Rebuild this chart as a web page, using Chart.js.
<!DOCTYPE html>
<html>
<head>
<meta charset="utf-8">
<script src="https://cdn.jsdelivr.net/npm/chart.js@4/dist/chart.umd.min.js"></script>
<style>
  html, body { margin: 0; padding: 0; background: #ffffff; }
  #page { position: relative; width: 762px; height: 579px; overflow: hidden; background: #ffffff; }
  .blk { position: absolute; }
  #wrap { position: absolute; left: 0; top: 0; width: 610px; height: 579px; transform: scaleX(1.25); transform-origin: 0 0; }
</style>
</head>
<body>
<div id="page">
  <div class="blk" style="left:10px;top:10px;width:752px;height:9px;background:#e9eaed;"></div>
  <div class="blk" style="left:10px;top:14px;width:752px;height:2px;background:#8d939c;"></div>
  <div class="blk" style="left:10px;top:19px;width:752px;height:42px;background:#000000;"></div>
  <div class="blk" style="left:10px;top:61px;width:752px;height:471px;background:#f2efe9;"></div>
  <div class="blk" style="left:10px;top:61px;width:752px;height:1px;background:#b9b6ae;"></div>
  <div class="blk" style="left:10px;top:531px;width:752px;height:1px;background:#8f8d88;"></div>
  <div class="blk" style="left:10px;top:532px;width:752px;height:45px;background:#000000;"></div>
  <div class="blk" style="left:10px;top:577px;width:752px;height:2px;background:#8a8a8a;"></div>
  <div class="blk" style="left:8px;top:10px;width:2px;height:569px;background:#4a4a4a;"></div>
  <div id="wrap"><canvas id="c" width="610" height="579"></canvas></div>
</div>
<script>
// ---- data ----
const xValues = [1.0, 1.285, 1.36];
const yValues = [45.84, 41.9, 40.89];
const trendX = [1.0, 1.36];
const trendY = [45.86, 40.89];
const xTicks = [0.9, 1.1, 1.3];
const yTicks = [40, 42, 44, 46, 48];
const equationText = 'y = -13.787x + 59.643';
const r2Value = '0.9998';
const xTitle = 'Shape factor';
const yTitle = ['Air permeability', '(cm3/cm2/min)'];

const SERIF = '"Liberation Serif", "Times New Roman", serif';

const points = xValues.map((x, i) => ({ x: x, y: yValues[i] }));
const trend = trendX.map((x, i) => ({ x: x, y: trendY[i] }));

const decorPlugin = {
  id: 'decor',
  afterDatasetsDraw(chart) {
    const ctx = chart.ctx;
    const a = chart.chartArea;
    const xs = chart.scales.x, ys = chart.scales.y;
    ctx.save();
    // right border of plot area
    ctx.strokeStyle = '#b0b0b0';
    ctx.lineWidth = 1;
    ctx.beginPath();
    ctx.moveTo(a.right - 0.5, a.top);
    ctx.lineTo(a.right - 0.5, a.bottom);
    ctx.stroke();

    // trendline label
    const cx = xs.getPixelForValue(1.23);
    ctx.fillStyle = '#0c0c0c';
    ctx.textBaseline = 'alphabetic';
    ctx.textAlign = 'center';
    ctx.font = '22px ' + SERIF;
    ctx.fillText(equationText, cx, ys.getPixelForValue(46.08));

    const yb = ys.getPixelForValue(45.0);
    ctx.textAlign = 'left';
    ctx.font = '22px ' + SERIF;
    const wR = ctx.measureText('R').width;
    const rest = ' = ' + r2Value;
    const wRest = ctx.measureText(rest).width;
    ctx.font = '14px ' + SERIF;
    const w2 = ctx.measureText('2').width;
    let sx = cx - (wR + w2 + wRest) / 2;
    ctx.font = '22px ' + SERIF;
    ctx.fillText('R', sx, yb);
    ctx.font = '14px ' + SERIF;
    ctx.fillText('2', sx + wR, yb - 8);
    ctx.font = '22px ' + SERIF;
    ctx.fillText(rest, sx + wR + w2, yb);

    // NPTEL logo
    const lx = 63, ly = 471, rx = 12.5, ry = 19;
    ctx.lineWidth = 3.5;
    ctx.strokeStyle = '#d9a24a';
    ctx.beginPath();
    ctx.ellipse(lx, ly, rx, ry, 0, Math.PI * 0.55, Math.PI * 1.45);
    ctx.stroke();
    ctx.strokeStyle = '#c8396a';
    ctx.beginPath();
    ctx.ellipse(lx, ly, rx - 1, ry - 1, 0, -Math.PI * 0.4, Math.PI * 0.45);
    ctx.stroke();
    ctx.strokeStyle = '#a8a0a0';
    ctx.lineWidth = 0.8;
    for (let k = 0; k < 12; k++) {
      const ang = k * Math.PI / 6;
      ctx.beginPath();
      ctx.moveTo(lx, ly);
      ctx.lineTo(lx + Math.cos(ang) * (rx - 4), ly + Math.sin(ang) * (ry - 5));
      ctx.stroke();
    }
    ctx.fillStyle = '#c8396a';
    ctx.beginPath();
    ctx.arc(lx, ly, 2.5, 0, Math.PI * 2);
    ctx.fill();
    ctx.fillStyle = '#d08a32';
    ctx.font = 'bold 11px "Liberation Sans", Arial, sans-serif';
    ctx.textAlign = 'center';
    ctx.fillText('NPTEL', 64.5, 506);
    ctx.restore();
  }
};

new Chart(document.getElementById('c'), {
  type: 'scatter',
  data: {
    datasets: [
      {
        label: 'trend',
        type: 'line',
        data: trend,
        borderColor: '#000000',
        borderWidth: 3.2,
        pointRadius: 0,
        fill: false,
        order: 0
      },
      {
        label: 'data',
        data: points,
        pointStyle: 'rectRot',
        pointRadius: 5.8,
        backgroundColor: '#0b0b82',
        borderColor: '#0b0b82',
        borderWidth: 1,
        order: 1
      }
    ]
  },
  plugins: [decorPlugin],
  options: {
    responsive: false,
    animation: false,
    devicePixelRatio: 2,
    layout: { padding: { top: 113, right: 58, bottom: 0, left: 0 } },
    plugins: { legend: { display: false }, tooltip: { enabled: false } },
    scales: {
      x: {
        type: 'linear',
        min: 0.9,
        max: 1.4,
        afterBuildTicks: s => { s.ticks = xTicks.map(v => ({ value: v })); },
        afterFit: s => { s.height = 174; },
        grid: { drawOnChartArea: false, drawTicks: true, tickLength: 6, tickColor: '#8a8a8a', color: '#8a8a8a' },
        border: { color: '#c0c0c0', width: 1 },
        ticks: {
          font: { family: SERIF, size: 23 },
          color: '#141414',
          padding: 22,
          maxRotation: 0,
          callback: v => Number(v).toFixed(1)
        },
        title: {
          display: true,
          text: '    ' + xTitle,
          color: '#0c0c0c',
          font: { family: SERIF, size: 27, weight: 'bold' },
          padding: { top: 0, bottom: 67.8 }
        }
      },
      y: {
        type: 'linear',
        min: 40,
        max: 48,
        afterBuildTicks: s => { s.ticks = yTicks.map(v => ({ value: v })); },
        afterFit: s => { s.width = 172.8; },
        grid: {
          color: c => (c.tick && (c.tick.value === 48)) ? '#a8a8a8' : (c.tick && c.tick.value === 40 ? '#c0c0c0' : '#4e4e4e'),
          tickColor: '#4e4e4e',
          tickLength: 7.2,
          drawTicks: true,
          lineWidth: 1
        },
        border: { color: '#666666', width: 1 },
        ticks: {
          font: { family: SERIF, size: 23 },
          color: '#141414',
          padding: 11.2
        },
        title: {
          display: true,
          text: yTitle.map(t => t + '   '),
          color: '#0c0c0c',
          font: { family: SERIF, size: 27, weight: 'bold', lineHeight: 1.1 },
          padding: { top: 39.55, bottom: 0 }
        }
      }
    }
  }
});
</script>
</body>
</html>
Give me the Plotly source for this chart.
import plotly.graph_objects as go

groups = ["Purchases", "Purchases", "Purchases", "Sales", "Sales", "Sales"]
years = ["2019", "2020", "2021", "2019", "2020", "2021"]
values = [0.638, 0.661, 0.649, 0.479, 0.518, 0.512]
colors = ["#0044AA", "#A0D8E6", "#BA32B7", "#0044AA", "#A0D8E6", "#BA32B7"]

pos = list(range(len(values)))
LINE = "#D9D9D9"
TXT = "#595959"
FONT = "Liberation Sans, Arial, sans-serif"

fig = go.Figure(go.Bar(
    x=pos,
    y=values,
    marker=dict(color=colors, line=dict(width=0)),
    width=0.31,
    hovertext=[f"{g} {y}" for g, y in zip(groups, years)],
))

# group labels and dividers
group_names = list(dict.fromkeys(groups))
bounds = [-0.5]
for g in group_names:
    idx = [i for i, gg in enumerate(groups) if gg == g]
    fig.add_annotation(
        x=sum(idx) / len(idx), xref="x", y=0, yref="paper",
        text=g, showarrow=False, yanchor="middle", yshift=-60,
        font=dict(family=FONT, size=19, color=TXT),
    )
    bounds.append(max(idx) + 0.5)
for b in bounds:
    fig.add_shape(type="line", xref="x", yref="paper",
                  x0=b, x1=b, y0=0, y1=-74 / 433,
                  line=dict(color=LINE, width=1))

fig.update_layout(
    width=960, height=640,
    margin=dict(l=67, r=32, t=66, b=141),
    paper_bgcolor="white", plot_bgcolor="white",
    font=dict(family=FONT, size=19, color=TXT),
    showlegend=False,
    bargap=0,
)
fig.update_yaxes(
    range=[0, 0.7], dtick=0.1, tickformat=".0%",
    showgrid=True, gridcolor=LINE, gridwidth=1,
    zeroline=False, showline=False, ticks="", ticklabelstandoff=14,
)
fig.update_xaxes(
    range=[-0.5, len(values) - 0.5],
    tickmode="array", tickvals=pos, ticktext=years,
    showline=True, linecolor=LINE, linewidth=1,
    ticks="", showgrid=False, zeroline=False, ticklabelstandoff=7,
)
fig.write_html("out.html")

= = =

Objective: Please quote nothing but the lines from the line with "Give me the Plotly source for this chart." through the end of the data above, exactly as written, ends included.

Expected answer:
Give me the Plotly source for this chart.
import plotly.graph_objects as go

groups = ["Purchases", "Purchases", "Purchases", "Sales", "Sales", "Sales"]
years = ["2019", "2020", "2021", "2019", "2020", "2021"]
values = [0.638, 0.661, 0.649, 0.479, 0.518, 0.512]
colors = ["#0044AA", "#A0D8E6", "#BA32B7", "#0044AA", "#A0D8E6", "#BA32B7"]

pos = list(range(len(values)))
LINE = "#D9D9D9"
TXT = "#595959"
FONT = "Liberation Sans, Arial, sans-serif"

fig = go.Figure(go.Bar(
    x=pos,
    y=values,
    marker=dict(color=colors, line=dict(width=0)),
    width=0.31,
    hovertext=[f"{g} {y}" for g, y in zip(groups, years)],
))

# group labels and dividers
group_names = list(dict.fromkeys(groups))
bounds = [-0.5]
for g in group_names:
    idx = [i for i, gg in enumerate(groups) if gg == g]
    fig.add_annotation(
        x=sum(idx) / len(idx), xref="x", y=0, yref="paper",
        text=g, showarrow=False, yanchor="middle", yshift=-60,
        font=dict(family=FONT, size=19, color=TXT),
    )
    bounds.append(max(idx) + 0.5)
for b in bounds:
    fig.add_shape(type="line", xref="x", yref="paper",
                  x0=b, x1=b, y0=0, y1=-74 / 433,
                  line=dict(color=LINE, width=1))

fig.update_layout(
    width=960, height=640,
    margin=dict(l=67, r=32, t=66, b=141),
    paper_bgcolor="white", plot_bgcolor="white",
    font=dict(family=FONT, size=19, color=TXT),
    showlegend=False,
    bargap=0,
)
fig.update_yaxes(
    range=[0, 0.7], dtick=0.1, tickformat=".0%",
    showgrid=True, gridcolor=LINE, gridwidth=1,
    zeroline=False, showline=False, ticks="", ticklabelstandoff=14,
)
fig.update_xaxes(
    range=[-0.5, len(values) - 0.5],
    tickmode="array", tickvals=pos, ticktext=years,
    showline=True, linecolor=LINE, linewidth=1,
    ticks="", showgrid=False, zeroline=False, ticklabelstandoff=7,
)
fig.write_html("out.html")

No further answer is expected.